Work to be completed: Examine the material below and count the lines that hold the word "React". Report only the number.

-- begin Data shown --

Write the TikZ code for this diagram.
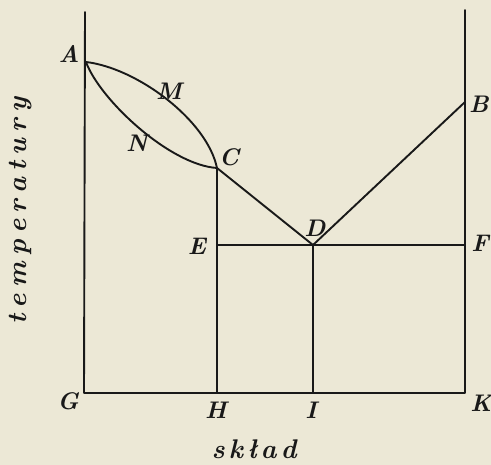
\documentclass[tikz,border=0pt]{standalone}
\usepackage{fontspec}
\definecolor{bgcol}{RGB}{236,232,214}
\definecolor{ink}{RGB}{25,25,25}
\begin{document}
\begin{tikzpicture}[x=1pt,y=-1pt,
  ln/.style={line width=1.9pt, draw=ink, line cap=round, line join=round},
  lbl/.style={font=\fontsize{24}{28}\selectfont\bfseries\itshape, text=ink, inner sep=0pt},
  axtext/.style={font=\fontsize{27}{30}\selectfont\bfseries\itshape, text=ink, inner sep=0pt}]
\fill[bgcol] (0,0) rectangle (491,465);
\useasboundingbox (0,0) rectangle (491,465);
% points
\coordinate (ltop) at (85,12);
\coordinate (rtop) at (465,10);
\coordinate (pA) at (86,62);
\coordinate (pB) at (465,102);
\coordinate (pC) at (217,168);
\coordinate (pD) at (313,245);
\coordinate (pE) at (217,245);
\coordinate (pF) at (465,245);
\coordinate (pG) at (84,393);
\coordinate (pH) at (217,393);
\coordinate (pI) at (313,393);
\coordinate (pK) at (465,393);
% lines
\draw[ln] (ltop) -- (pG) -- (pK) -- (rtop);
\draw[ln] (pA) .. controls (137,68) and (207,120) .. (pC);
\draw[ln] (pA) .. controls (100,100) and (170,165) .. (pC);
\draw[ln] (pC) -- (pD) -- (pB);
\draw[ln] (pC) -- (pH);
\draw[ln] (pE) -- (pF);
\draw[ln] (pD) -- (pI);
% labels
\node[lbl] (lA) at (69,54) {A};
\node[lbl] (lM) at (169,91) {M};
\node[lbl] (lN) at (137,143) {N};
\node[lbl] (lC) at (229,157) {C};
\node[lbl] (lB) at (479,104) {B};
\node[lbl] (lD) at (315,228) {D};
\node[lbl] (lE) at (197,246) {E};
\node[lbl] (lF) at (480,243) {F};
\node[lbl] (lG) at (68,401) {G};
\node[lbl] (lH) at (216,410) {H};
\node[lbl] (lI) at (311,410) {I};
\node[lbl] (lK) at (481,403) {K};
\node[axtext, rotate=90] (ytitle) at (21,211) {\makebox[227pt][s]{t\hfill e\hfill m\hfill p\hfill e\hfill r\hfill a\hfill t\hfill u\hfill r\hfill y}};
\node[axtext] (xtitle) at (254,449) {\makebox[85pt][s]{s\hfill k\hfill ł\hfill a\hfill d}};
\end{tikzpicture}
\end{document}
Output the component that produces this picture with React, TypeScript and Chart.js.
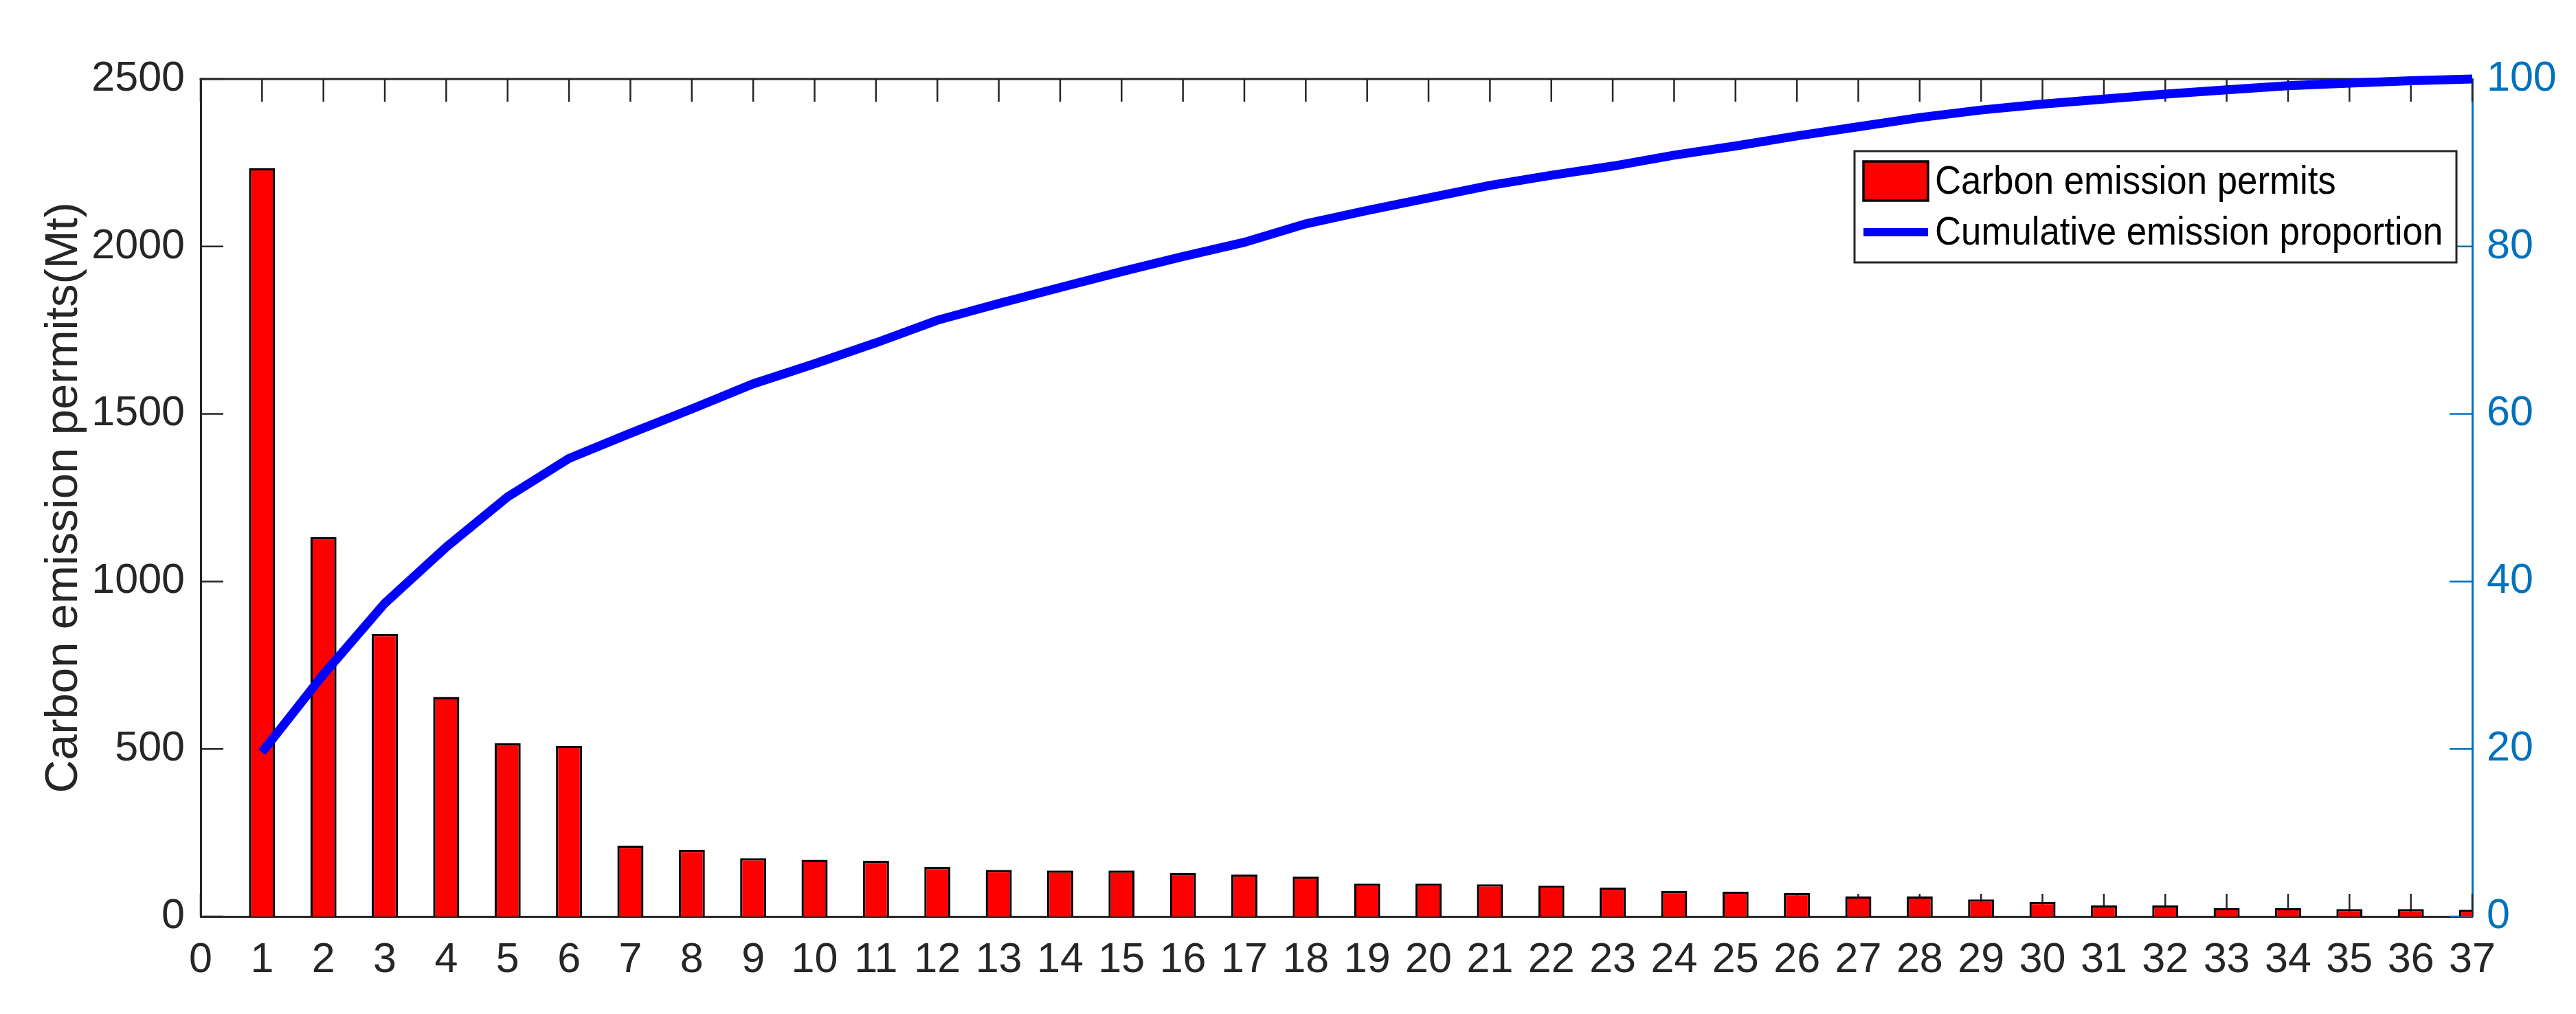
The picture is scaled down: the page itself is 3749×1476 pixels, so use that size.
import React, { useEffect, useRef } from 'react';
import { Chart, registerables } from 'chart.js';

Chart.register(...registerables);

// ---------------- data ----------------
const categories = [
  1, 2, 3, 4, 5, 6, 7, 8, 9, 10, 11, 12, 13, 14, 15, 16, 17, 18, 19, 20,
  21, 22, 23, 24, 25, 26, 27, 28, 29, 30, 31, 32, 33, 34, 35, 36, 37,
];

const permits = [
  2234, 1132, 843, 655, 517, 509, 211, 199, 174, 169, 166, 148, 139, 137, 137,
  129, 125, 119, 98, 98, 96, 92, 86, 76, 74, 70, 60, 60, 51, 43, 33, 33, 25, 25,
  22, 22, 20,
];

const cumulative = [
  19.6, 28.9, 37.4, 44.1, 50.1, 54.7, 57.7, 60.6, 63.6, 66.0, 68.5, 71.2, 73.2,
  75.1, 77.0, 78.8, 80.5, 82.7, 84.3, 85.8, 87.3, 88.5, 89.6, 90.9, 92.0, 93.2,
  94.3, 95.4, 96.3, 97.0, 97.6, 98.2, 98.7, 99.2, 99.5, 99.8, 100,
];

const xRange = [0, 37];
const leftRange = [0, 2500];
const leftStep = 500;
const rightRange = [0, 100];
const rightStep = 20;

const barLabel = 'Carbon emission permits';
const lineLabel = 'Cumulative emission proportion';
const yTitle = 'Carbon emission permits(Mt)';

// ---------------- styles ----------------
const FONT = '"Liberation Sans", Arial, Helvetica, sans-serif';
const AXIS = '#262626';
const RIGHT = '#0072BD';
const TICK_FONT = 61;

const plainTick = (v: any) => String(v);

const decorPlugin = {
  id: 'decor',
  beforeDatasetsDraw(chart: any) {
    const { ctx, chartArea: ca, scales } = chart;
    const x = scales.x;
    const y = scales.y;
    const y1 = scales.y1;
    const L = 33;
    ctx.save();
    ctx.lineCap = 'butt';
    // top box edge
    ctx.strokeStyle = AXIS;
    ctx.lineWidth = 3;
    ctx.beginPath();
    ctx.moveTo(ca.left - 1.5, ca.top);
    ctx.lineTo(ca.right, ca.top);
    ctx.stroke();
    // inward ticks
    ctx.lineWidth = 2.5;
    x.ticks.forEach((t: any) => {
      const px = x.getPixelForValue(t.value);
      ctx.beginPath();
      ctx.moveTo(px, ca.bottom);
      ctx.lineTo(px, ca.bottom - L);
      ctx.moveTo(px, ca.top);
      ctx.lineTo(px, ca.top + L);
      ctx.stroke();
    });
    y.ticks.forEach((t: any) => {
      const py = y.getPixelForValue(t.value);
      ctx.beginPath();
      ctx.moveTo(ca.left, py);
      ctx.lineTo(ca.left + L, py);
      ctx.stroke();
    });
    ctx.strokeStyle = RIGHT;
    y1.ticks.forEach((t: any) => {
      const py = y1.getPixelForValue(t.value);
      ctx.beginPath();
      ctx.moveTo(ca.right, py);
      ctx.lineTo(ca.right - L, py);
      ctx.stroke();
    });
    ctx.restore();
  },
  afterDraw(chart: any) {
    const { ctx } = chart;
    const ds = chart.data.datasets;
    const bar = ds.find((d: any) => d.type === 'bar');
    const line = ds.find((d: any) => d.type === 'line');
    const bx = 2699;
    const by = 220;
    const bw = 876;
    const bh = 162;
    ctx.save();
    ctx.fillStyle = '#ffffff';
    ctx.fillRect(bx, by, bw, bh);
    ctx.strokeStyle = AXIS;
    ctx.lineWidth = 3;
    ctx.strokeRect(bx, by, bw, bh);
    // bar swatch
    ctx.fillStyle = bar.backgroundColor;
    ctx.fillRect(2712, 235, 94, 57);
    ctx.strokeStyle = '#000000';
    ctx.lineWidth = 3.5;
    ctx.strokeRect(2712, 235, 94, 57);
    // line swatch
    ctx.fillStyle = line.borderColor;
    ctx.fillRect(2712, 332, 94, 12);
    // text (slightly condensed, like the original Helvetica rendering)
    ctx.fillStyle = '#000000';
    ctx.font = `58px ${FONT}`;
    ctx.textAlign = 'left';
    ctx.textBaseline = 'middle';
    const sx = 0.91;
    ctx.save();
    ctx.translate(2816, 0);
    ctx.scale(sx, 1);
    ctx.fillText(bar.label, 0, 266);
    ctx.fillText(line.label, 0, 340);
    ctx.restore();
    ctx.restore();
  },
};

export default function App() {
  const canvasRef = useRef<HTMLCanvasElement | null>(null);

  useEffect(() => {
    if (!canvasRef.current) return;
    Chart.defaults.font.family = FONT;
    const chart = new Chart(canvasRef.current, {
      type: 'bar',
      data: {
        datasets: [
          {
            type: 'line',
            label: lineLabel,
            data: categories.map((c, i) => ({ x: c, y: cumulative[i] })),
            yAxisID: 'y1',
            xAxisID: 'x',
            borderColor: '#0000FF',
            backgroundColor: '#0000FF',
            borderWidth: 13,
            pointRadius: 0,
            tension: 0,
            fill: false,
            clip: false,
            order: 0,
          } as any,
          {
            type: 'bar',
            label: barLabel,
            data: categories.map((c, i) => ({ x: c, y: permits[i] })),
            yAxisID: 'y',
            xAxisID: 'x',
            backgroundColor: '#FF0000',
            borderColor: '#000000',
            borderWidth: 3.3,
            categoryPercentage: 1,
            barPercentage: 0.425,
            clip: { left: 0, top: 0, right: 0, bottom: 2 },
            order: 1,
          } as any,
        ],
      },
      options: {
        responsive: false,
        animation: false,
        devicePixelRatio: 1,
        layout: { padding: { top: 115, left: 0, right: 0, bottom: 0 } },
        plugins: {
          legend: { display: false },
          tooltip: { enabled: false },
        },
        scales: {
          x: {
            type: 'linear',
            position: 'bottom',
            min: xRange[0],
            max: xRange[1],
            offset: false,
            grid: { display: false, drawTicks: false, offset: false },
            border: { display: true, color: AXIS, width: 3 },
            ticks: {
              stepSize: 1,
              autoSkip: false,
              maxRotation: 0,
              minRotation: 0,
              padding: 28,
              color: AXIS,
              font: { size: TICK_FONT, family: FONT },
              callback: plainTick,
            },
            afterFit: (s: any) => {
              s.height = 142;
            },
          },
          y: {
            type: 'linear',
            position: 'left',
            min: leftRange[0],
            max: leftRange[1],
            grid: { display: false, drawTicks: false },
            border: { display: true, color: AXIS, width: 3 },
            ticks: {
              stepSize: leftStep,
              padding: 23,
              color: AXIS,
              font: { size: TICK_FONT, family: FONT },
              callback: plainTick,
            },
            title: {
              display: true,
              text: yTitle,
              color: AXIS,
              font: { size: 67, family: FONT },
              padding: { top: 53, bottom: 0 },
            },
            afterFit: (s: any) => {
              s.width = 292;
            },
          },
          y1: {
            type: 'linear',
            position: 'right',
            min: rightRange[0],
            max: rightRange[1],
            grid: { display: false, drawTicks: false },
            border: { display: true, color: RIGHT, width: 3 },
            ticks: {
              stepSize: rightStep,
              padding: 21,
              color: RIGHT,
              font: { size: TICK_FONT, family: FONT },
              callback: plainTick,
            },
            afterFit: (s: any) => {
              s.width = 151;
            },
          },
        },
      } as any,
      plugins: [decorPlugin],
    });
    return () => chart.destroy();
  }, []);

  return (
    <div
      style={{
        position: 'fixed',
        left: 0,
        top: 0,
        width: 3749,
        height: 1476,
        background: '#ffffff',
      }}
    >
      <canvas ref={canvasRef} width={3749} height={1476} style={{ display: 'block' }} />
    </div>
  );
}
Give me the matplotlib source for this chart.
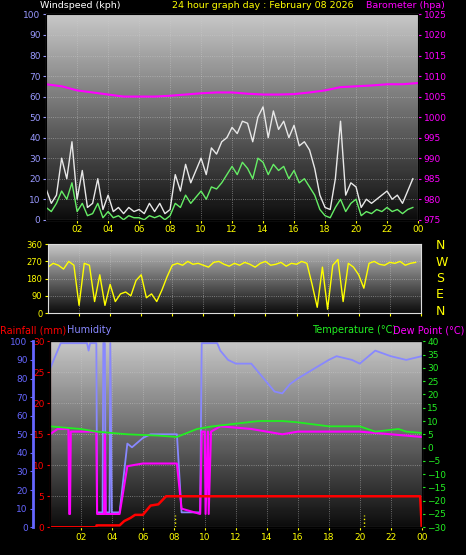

-- end Data shown --

Response: 2